RED STATE AMERICA--With so many states still strapped for funds after their Republican-led legislatures cut their budgets to the bone, and with gambling casinos and racinos no longer producing enough to make up for the deficit, some Red States are trying a new approach: They are introducing gladiatorial contests, using the poorest volunteers of their state to raise new revenue.
In Texas, for example, poor people using any weapon they can find, short of rifles or pistols (to protect the paying customers from stray bullets), fight to the death in the largely abandoned Astrodome. In a match-up between a half dozen contestants, the one still living at the end of the match wins a prize of $2000.00, plus free medical care at the local Urgent Care Center.
Said Sen. Troy Fraser (District 24) of the fight-to-the-death matches: "These matches are very exciting to watch, and--at $90.00 a ticket--they can raise tens of thousands of dollars each week to go toward our infrastructure repair and schools. Also, we are again using the Astrodome, which has been sitting abandoned now for more than a decade. But maybe the biggest advantage of the weekly matches is that we remove, with three matches a night, fifteen people from the welfare rolls each Friday. At forty-eight matches a year, with 15 losers a week" (Sen.
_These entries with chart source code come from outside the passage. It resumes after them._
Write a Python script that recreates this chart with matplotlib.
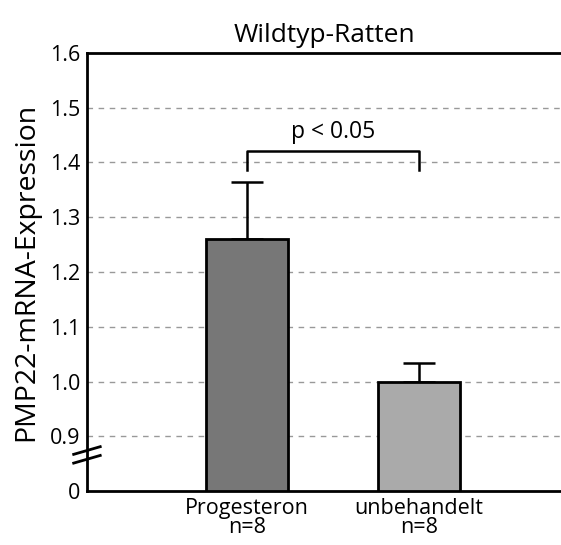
import matplotlib.pyplot as plt

plt.rcParams['font.family'] = ['Open Sans', 'DejaVu Sans']

# data
groups = ['Progesteron\nn=8', 'unbehandelt\nn=8']
means = [1.26, 1.00]
errors = [0.105, 0.033]
bar_colors = ['#777777', '#aaaaaa']
tick_vals = [0.8, 0.9, 1.0, 1.1, 1.2, 1.3, 1.4, 1.5, 1.6]
tick_labels = ['0', '0.9', '1.0', '1.1', '1.2', '1.3', '1.4', '1.5', '1.6']
axis_base = 0.8  # shown as "0" (broken axis)

fig = plt.figure(figsize=(5.61, 5.45), dpi=100)
ax = fig.add_axes([0.155, 0.099, 0.845, 0.804])

x = list(range(len(groups)))
ax.bar(x, [m - axis_base for m in means], bottom=axis_base, width=0.477,
       color=bar_colors, edgecolor='black', linewidth=2, zorder=3)
ax.errorbar(x, means, yerr=[[0] * len(errors), errors], fmt='none',
            ecolor='black', elinewidth=1.8, capsize=11.5, capthick=1.8, zorder=2)

ax.set_xlim(-0.93, 1.826)
ax.set_ylim(0.8, 1.6)
ax.set_yticks(tick_vals)
ax.set_yticklabels(tick_labels, fontsize=15.5)
ax.set_xticks(x)
ax.set_xticklabels(groups, fontsize=15.5, linespacing=0.85)
ax.tick_params(axis='y', length=0, pad=5)
ax.tick_params(axis='x', length=0, pad=5)

for v in tick_vals[1:-1]:
    ax.axhline(v, color='#999999', linestyle=(0, (4, 4)), linewidth=1, zorder=0)

ax.spines['right'].set_visible(False)
for s in ['left', 'top', 'bottom']:
    ax.spines[s].set_linewidth(2)

# axis break marks
trans = ax.get_yaxis_transform()
for y0 in [0.858, 0.874]:
    ax.plot([-0.028, 0.028], [y0 - 0.007, y0 + 0.007], color='black',
            linewidth=2, transform=trans, clip_on=False, zorder=5)

# significance bracket
ax.plot([0, 0, 1, 1], [1.386, 1.42, 1.42, 1.386], color='black', linewidth=1.8)
ax.text(0.5, 1.433, 'p < 0.05', ha='center', va='bottom', fontsize=16.5)

ax.set_ylabel('PMP22-mRNA-Expression', fontsize=20.5, labelpad=7)
ax.set_title('Wildtyp-Ratten', fontsize=19, pad=8)

fig.savefig('out.png', dpi=100)
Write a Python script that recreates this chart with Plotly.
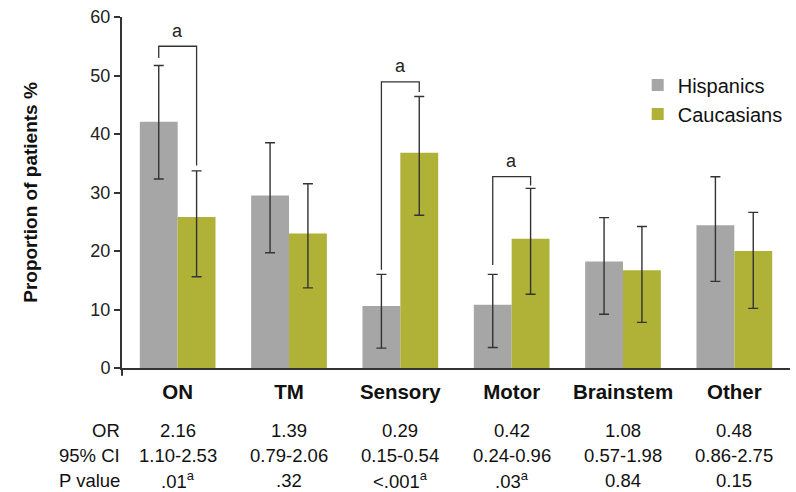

Fraser here pulled out his calculator and did the math), "that's 720 moochers removed from our welfare rolls each year." Sen. Fraser said he has ringside seats to every match and manages to attend most of them. He exclaimed: "They're great fun, except for the spattered blood from some of the more drawn-out matches. Be sure to wear a windbreaker when you go! Heh heh!"
In Louisiana, Gov. Bobby Jindal is also playing with the idea of introducing gladiatorial fights to raise much-needed funds for infrastructure and education. Jindal, a potential GOP candidate for the presidency in 2016, is very excited about the idea. Hardly containing himself, Jindal explained to a reporter from The Times-Picayune, "The reputation of the Mercedes/Benz Superdome was tarnished a bit during Hurricane Katrina, as a shelter of last resort for the poorer people of New Orleans. Now we're giving the Superdome, and the poor people housed there during Katrina, a chance to redeem themselves, at least the ones who survive the death matches."